GeoLog

Cyclone Idai disaster: European agencies foresee climate danger but poor countries stumble.

Cyclone Idai disaster: European agencies foresee climate danger but poor countries stumble.

Cyclone Idai, which was labelled by the UN as possibly the worst climate calamity to ever hit the Southern Hemisphere, pounded Beira, Mozambique, in March 2019. The European Space Agency images revealed that a huge new inland ´lake´ measuring about 80 miles by 15 miles, an area the size of the European state of Luxembourg, had suddenly been created by  the catastrophe.

However, millions of residents were caught unaware when, for a time, Beira city and surrounding districts were transformed into an island of flooded plains, fallen trees, power lines, shattered windows, and vanished electricity. Ferocious wind speeds of over 200km per hour extended westward to the neighbouring countries of Zimbabwe and Malawi and as a direct result of the cyclone, 1297 lives were lost.

 

Did Western climate agencies send out warnings?

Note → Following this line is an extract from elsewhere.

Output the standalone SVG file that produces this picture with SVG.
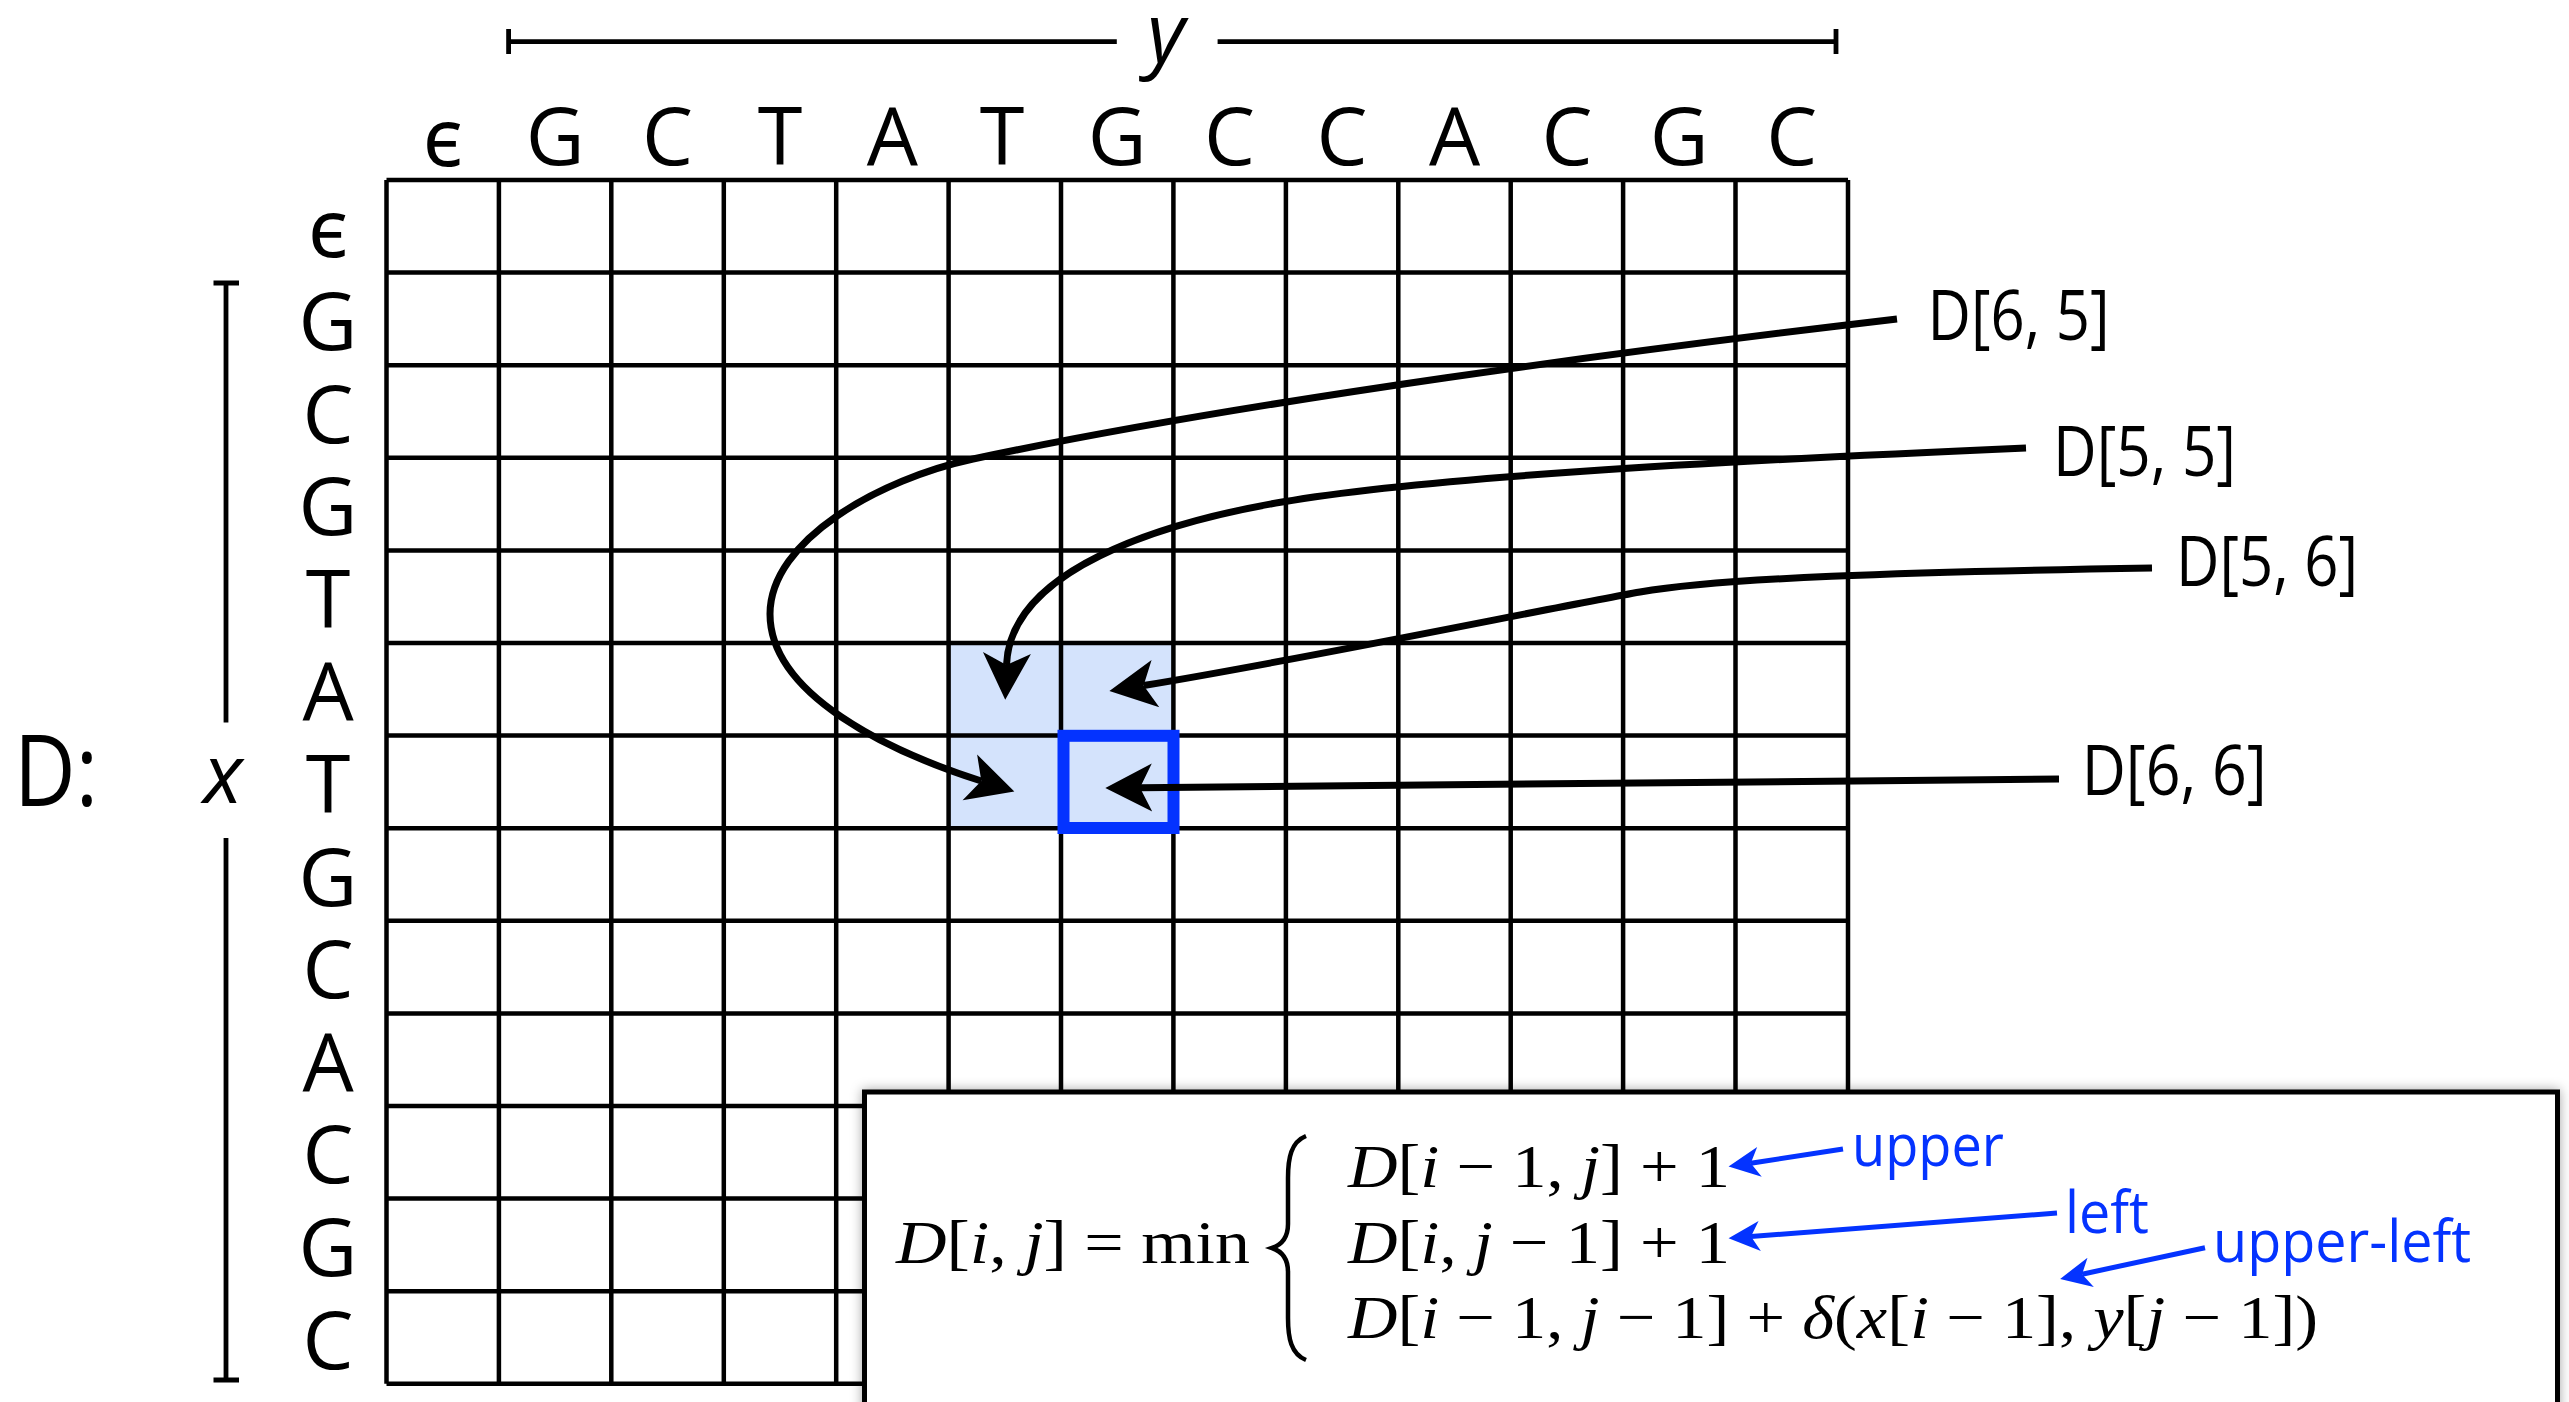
<svg xmlns="http://www.w3.org/2000/svg" width="2569" height="1402" viewBox="0 0 2569 1402">
<style>
.lbl{font-family:"Open Sans","Noto Sans","DejaVu Sans",sans-serif;font-size:81px;fill:#000;text-anchor:middle}
.it{font-family:"Open Sans","Noto Sans","DejaVu Sans",sans-serif;font-style:italic;font-size:82px;fill:#000}
.dl{font-family:"Open Sans","Noto Sans","DejaVu Sans",sans-serif;font-size:70px;fill:#000}
.bl{font-family:"Open Sans","Noto Sans","DejaVu Sans",sans-serif;font-size:58px;fill:#0433FF}
.m{font-family:"Liberation Serif","DejaVu Serif",serif;font-size:62px;fill:#000}
.mi{font-style:italic}
.gl{stroke:#000;stroke-width:4.5;fill:none}
.br{stroke:#000;stroke-width:4.8;fill:none}
.arr{stroke:#000;stroke-width:7;fill:none}
.barr{stroke:#0433FF;stroke-width:5;fill:none}
</style>
<defs>
<marker id="ah" markerUnits="userSpaceOnUse" markerWidth="60" markerHeight="60" viewBox="-15 -20 45 40" refX="0" refY="0" orient="auto" overflow="visible">
<path d="M26,0 L-9,-18 L0,0 L-9,18 Z" fill="#000"/>
</marker>
<marker id="bh" markerUnits="userSpaceOnUse" markerWidth="40" markerHeight="40" viewBox="-10 -14 32 28" refX="0" refY="0" orient="auto" overflow="visible">
<path d="M18,0 L-7,-12 L0,0 L-7,12 Z" fill="#0433FF"/>
</marker>
<filter id="sh" x="-5%" y="-20%" width="110%" height="140%">
<feDropShadow dx="0" dy="0" stdDeviation="6" flood-color="#000" flood-opacity="0.35"/>
</filter>
</defs>
<rect width="2569" height="1402" fill="#fff"/>

<g id="y-bracket">
<path class="br" d="M508.6,41.7 H1116.8 M1217.6,41.7 H1836 M508.6,29 V54 M1836,29 V54"/>
<text class="it" x="1166" y="62" text-anchor="middle">y</text>
</g>

<g id="x-bracket">
<path class="br" d="M226,283 V722.6 M226,838 V1380 M213.5,283 H239 M213.5,1380 H239"/>
<text class="it" x="223" y="803" text-anchor="middle">x</text>
</g>

<g id="matrix-name">
<text class="lbl" x="14" y="806" style="text-anchor:start;font-size:98px" textLength="84" lengthAdjust="spacingAndGlyphs">D:</text>
</g>

<g id="column-headers">
<text class="lbl" x="442.7" y="166">ϵ</text>
<text class="lbl" x="555.1" y="165">G</text>
<text class="lbl" x="667.5" y="165">C</text>
<text class="lbl" x="780" y="165">T</text>
<text class="lbl" x="892.4" y="165">A</text>
<text class="lbl" x="1002" y="165">T</text>
<text class="lbl" x="1117.2" y="165">G</text>
<text class="lbl" x="1229.6" y="165">C</text>
<text class="lbl" x="1342.1" y="165">C</text>
<text class="lbl" x="1454.5" y="165">A</text>
<text class="lbl" x="1566.9" y="165">C</text>
<text class="lbl" x="1679.3" y="165">G</text>
<text class="lbl" x="1791.8" y="165">C</text>
</g>

<g id="row-headers">
<text class="lbl" x="328" y="257">ϵ</text>
<text class="lbl" x="328" y="350">G</text>
<text class="lbl" x="328" y="442.5">C</text>
<text class="lbl" x="328" y="535">G</text>
<text class="lbl" x="328" y="628">T</text>
<text class="lbl" x="328" y="720">A</text>
<text class="lbl" x="328" y="813">T</text>
<text class="lbl" x="328" y="905.5">G</text>
<text class="lbl" x="328" y="998">C</text>
<text class="lbl" x="328" y="1091">A</text>
<text class="lbl" x="328" y="1183">C</text>
<text class="lbl" x="328" y="1276">G</text>
<text class="lbl" x="328" y="1368.5">C</text>
</g>

<g id="grid">
<rect x="948.6" y="643" width="224.8" height="185.2" fill="#D4E3FC"/>
<path class="gl" d="M386.5,180 V1383.8 M498.9,180 V1383.8 M611.3,180 V1383.8 M723.8,180 V1383.8 M836.2,180 V1383.8 M948.6,180 V1383.8 M1061,180 V1383.8 M1173.4,180 V1383.8 M1285.9,180 V1383.8 M1398.3,180 V1383.8 M1510.7,180 V1383.8 M1623.1,180 V1383.8 M1735.5,180 V1383.8 M1848,180 V1383.8"/>
<path class="gl" d="M386.5,180 H1848 M386.5,272.6 H1848 M386.5,365.2 H1848 M386.5,457.8 H1848 M386.5,550.4 H1848 M386.5,643 H1848 M386.5,735.6 H1848 M386.5,828.2 H1848 M386.5,920.8 H1848 M386.5,1013.4 H1848 M386.5,1106 H1848 M386.5,1198.6 H1848 M386.5,1291.2 H1848 M386.5,1383.8 H1848"/>
</g>

<g id="current-cell">
<rect x="1063.5" y="735.8" width="110" height="92.2" fill="none" stroke="#0433FF" stroke-width="12"/>
</g>

<g id="connectors">
<path class="arr" marker-end="url(#ah)" d="M1897,319 C1650,348 1250,400 973,459 C880,479 770,540 770,614 C770,695 890,752 981.3,781"/>
<path class="arr" marker-end="url(#ah)" d="M2026,448 C1700,462 1420,478 1282,502 C1160,523 1010,570 1006.5,665"/>
<path class="arr" marker-end="url(#ah)" d="M2152,568 C1900,572 1720,578 1640,592 C1560,606 1300,660 1143.6,685.5"/>
<path class="arr" marker-end="url(#ah)" d="M2059,779 L1140,787.7"/>
</g>

<g id="cell-labels">
<text class="dl" x="1927.6" y="340" textLength="182" lengthAdjust="spacingAndGlyphs">D[6, 5]</text>
<text class="dl" x="2053" y="476" textLength="183" lengthAdjust="spacingAndGlyphs">D[5, 5]</text>
<text class="dl" x="2176" y="586" textLength="182" lengthAdjust="spacingAndGlyphs">D[5, 6]</text>
<text class="dl" x="2081.7" y="795" textLength="185" lengthAdjust="spacingAndGlyphs">D[6, 6]</text>
</g>

<g id="formula-box">
<rect x="864.5" y="1092" width="1693" height="400" fill="#fff" stroke="#000" stroke-width="5" filter="url(#sh)"/>
<text class="m" x="896" y="1262.7" textLength="354" lengthAdjust="spacingAndGlyphs"><tspan class="mi">D</tspan>[<tspan class="mi">i</tspan>, <tspan class="mi">j</tspan>] = min</text>
<path d="M1306,1136 C1291,1142 1288,1158 1288,1178 L1288,1224 C1288,1239 1281,1245 1272,1248 C1281,1251 1288,1257 1288,1272 L1288,1318 C1288,1338 1291,1354 1306,1360" fill="none" stroke="#000" stroke-width="4.5"/>
<text class="m" x="1348" y="1187.3" textLength="382" lengthAdjust="spacingAndGlyphs"><tspan class="mi">D</tspan>[<tspan class="mi">i</tspan> − 1, <tspan class="mi">j</tspan>] + 1</text>
<text class="m" x="1348" y="1262.7" textLength="382" lengthAdjust="spacingAndGlyphs"><tspan class="mi">D</tspan>[<tspan class="mi">i</tspan>, <tspan class="mi">j</tspan> − 1] + 1</text>
<text class="m" x="1348" y="1337.7" textLength="970" lengthAdjust="spacingAndGlyphs"><tspan class="mi">D</tspan>[<tspan class="mi">i</tspan> − 1, <tspan class="mi">j</tspan> − 1] + <tspan class="mi">δ</tspan>(<tspan class="mi">x</tspan>[<tspan class="mi">i</tspan> − 1], <tspan class="mi">y</tspan>[<tspan class="mi">j</tspan> − 1])</text>
</g>

<g id="annotations">
<path class="barr" marker-end="url(#bh)" d="M1843,1149 L1750.8,1163.2"/>
<path class="barr" marker-end="url(#bh)" d="M2057,1213 L1751,1236.6"/>
<path class="barr" marker-end="url(#bh)" d="M2205,1247.7 L2082.1,1274.2"/>
<text class="bl" x="1852" y="1166" textLength="152" lengthAdjust="spacingAndGlyphs">upper</text>
<text class="bl" x="2065" y="1232.7" textLength="84" lengthAdjust="spacingAndGlyphs">left</text>
<text class="bl" x="2213" y="1261.7" textLength="258" lengthAdjust="spacingAndGlyphs">upper-left</text>
</g>
</svg>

As Beira, Mozambique, flicks back to life, the question of who watches the weather has become pressing. It was reported that on 1 March 2019, the Météo-France weather office on Réunion (MFR) started to watch the cyclone as it moved from an elongated circulation in the Indian Ocean. On 8 March, at 22:00 UTC, the Joint Typhoon Warning Center in the USA gave out a tropical cyclone formation alert. The Joint Typhoon Warning Center is a division of US Airforce and Navy agency that is mandated to supply tropical cyclone early warnings in the North West Pacific and the Indian Ocean.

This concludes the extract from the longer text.